Swanner: I felt the same. Iron Man was too uneven this time. Tony Stark is a mess and it messes with our sense of excitement. It’s hard to care when our hero doesn’t. Stark was very bipolar and after a bit I was loosing interest because Stark was loosing interest. When he finally finds himself again I was almost gone myself. The saving grace here is that Robert Downey Jr is so good. I found myself stinking with Tony Stark because I trust him and Downey Jr makes that easy to do. My suggestion is to go in expecting about 20% less than what you got from the original.

Judd: I think the problem here is that Tony Stark and Iron Man aren’t very complex characters. Where do you go after the first one? I think that’s why most comic book movies go flat after the second. Not all of them can be psycho thrillers like Batman.


Judd 1/2

A Nightmare On Elm Street

Judd: In 1984 Wes Craven created a character named Freddy Kruger, a monster who had become an icon along the likes of Leatherface, Michael Meyers and Jason Vorhees. And just like Mike, Jay and Leath before him, Freddo has finally been dug up and “re-imagined” because Hollywood is either too stupid or scared to take a risk on new serial killer – and no, Jigsaw doesn’t count because he’s a pussy who relies on contraptions and gadgets. He’d probably cry like Tom at a Nicholas Sparks movie if someone handed him an actual weapon. Anyway, this time it’s Jackie Earle Haley that dons the trademark fedora and stripped sweater to haunt the dreams of the teenagers from Springbrook Ohio.

Swanner: I can’t believe it’s been 26 years since the original hit theatres but the first thing I did notice was how well made the remake is compared to the 84 version. The original had a budget of 1.8 million where the new nightmare is slightly higher with 27 million dollars and you see it everywhere with the exception of the script. Forget Freddy, the script is the real murderer here. It offers nothing new and no real substance for the actors. On the subject of the actors, they literally introduce characters to kill them off.
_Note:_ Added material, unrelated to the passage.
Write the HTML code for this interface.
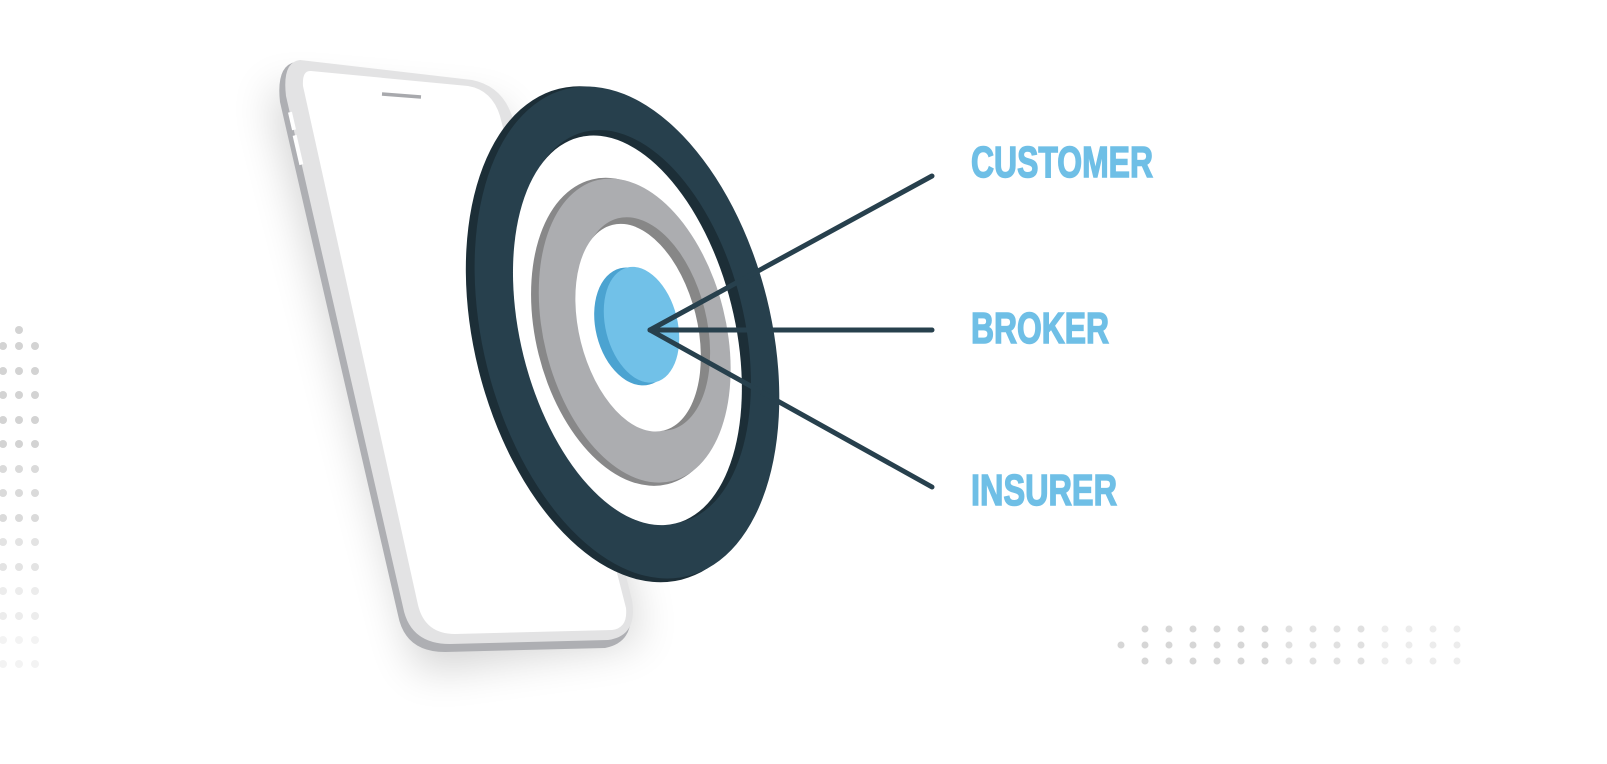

Judd: The film is too clear and clean if you ask me. Part of the charm of those late 70s and early 80s slasher flicks is the grainy low quality film stock. It adds to the ambience. And boy, are you right about the script. If Freddy can only kill someone in their sleep, I know he could have killed me several times over while trying to watch this snoozer. This is the epitome of what I despise in horror films. Paper thin plot, no suspense, and all the scares are cheap “gotcha” moments where something pops into frame with violins screeching in the background.

Swanner: One other huge problem with the movie is how under played Freddy was in the film. Robert Englund made Freddy someone you’d pray you wouldn’t see in your dreams. He was really scary. Jackie Earle Haley probably wanted to deliver a new Freddy to audiences but Englund’s Freddy was so memorable that Haley’s choice to underplay a role that memorable was probably a mistake, but then again maybe it was a mistake even trying to remake this classic horror film.

Judd: I didn’t think of it that way…. All the other franchise killers don’t talk; they’re all a silent menace. Kruger is an actual character and Englund played him as a gleeful sadistic. He had a sense of humor – you could even go so far as to call it campy. Another problem I had was that the lead teens, new comers Kyle Gallner and Rooney Mara, are two of the mumbliest actors working. They make Kristen Stewart sound like she’s got a PhD in Elocution.

Swanner: Thanks for making my point. You’re right, the other killers are silent killing machines; Freddy terrorizes his victims. Instead of being scared, I was pissed at Haley’s Freddy. I wanted his victims to yell at him and fight back. As far as I’m concerned, if the plan was to bore the audience so they would fall asleep during the movie…then they did a great job but somehow I think the point was to make people lose sleep over this movie not sleep through it.

Judd: One more problem that I had before we wrap this up – the director decided that Kruger should have a voice like Bale’s Batman, which I found extremely irritating. The voice in addition to the thin plot, boring killer, leaden actors, and no real scares or suspense make Nightmare on Elm Street a huge disappointment not even worthy of matinee prices.